How Long Until the Song is Played?
I utilize the heck out of the metadata produced and stored in iTunes. One of the prime factors in my Smart Playlists is “Play Count”: how many times a song has been played.
For example, if you’re looking at an entire album, and you see that a few songs have been played dozens of times, but more have been largely ignored, that can help you cull your library and either archive or delete some songs altogether.

But the Play Count doesn’t go up by one as soon as you hit the play button (unless you’re talking about a podcast, which have different rules applied to them). Likewise, you don’t have to listen to the entire song for the Play Count to get incremented. It happens somewhere in the middle.
I’ve been curious about this for a long time, mostly for selfish reasons. What with my brain configuration, I get bored with songs pretty quickly. If your song is Verse Chorus Verse Chorus Chorus Chorus, I’ve already tuned out by the end of the second Verse and generally skip to the next song. Unfortunately, the Play Count doesn’t increment when I Skip too quickly.
So I took a few minutes today and experimented. Incidentally, this was using iTunes 7.5.0.20.
| Song Length | Time before new Play Count | Percentage Listened |
|---|---|---|
| :31 | :20 | 65% |
| :60 | :50 | 83% |
| 2:03 | 1:53 | 92% |
| 3:00 | 2:50 | 94% |
It’s a sliding scale. And it’s going in the wrong direction, in my opinion. By the time I’ve heard 65% of your average three minute song, I’ve heard enough. iTunes shouldn’t be waiting for me to hear 94% of it. I sure hope this gets reversed, or at least, configurable.
Comments [4]
8 April 2008, 16:40
- Previous: I am quite sure they will say so.
- Next: Truman... where are you going?


You’re looking at the wrong figure (although I’m sure you already realize this). It seems that it changes the play count 10 seconds before the song ends, regardless of the length of the song.
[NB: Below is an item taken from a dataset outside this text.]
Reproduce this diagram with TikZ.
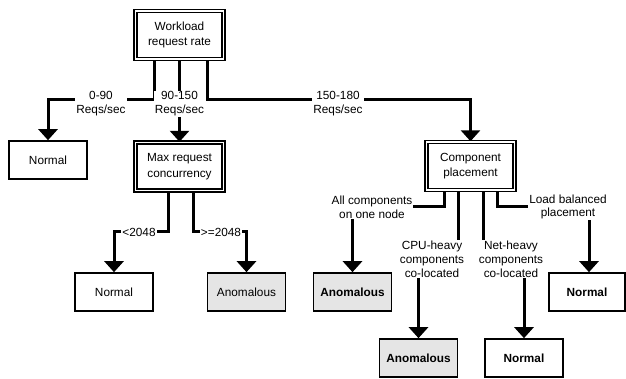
\documentclass[tikz,border=0pt]{standalone}
\usepackage{fontspec}
\setmainfont{Liberation Sans}
\usetikzlibrary{arrows.meta,backgrounds}
\begin{document}
\begin{tikzpicture}[x=1pt,y=-1pt,
  every node/.style={font=\fontsize{11.8}{15.5}\selectfont,align=center},
  dec/.style={draw,double,line width=1.4pt,double distance=1.8pt,fill=white,minimum width=88pt,minimum height=48pt,inner sep=0pt},
  leaf/.style={draw,line width=1.6pt,fill=white,minimum width=78pt,minimum height=38pt,inner sep=0pt},
  bad/.style={leaf,fill=black!10},
  cond/.style={fill=white,inner sep=1pt,font=\fontsize{11.8}{13.8}\selectfont},
  link/.style={line width=3pt,-{Triangle[width=19pt,length=11pt]}}]
\useasboundingbox (0,0) rectangle (626,379);
% decision boxes
\node[dec] (rate) at (179.5,35) {Workload\\request rate};
\node[dec] (maxc) at (179.5,166.5) {Max request\\concurrency};
\node[dec] (comp) at (470.5,166) {Component\\placement};
% outcomes
\node[leaf] (n1) at (48,160) {Normal};
\node[leaf] (n2) at (114,292) {Normal};
\node[bad] (a2) at (246.5,292) {Anomalous};
\node[bad] (a3) at (352.5,292) {\textbf{Anomalous}};
\node[leaf,minimum width=76pt] (n4) at (587,292) {\textbf{Normal}};
\node[bad] (a5) at (418.5,358) {\textbf{Anomalous}};
\node[leaf] (n5) at (524,358) {\textbf{Normal}};
% branch labels
\node[cond] (c1) at (101,104) {0-90\\Reqs/sec};
\node[cond] (c2) at (179.5,104) {90-150\\Reqs/sec};
\node[cond] (c3) at (338,104) {150-180\\Reqs/sec};
\node[cond] (c4) at (139,232) {<2048};
\node[cond] (c5) at (221,232) {>=2048};
\node[cond] (c6) at (372,207) {All components\\on one node};
\node[cond] (c7) at (432,259) {CPU-heavy\\components\\co-located};
\node[cond] (c8) at (511,259) {Net-heavy\\components\\co-located};
\node[cond] (c9) at (568,207) {Load balanced\\placement};
\begin{scope}[on background layer]
\draw[link] ([xshift=-25.5pt]rate.south) |- ([yshift=4pt]c1.center) -| (n1.north);
\draw[link] (rate) -- (maxc);
\draw[link] ([xshift=27.5pt]rate.south) |- ([yshift=4pt]c3.center) -| (comp.north);
\draw[link] ([xshift=-11.5pt]maxc.south) |- (c4.center) -| (n2.north);
\draw[link] ([xshift=13.5pt]maxc.south) |- (c5.center) -| (a2.north);
\draw[link] ([xshift=-26.5pt]comp.south) |- (c6.center) -| (a3.north);
\draw[link] ([xshift=-12.5pt]comp.south) |- (c7.center) -| (a5.north);
\draw[link] ([xshift=12.5pt]comp.south) |- (c8.center) -| (n5.north);
\draw[link] ([xshift=26.5pt]comp.south) |- (c9.center) -| ([xshift=2pt]n4.north);
\end{scope}
\end{tikzpicture}
\end{document}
— Darren R. Sussman 8 April 2008, 22:02 #
Huh. You’re probably right.
— Bryan 9 April 2008, 07:53 #
Even more fun: iPod uses different rules altogether. Play counts don’t get recorded until the song has completely ended.
But I have no problem with any of this. If the point of play counts is to show the number of times the song has been played, then it reasonably follows that iTunes would want to make sure you’ve listened to a very large portion of the song before it records it as a “play.”
— Jared Christensen 9 April 2008, 11:13 #
Now, see, I am more interested in the inverse (reverse?) of what you’re describing.
For me the question is, “How soon/late into the track can I hit [skip] and consider the song skipped?”
Many of my playlists depend on the “last skipped” date.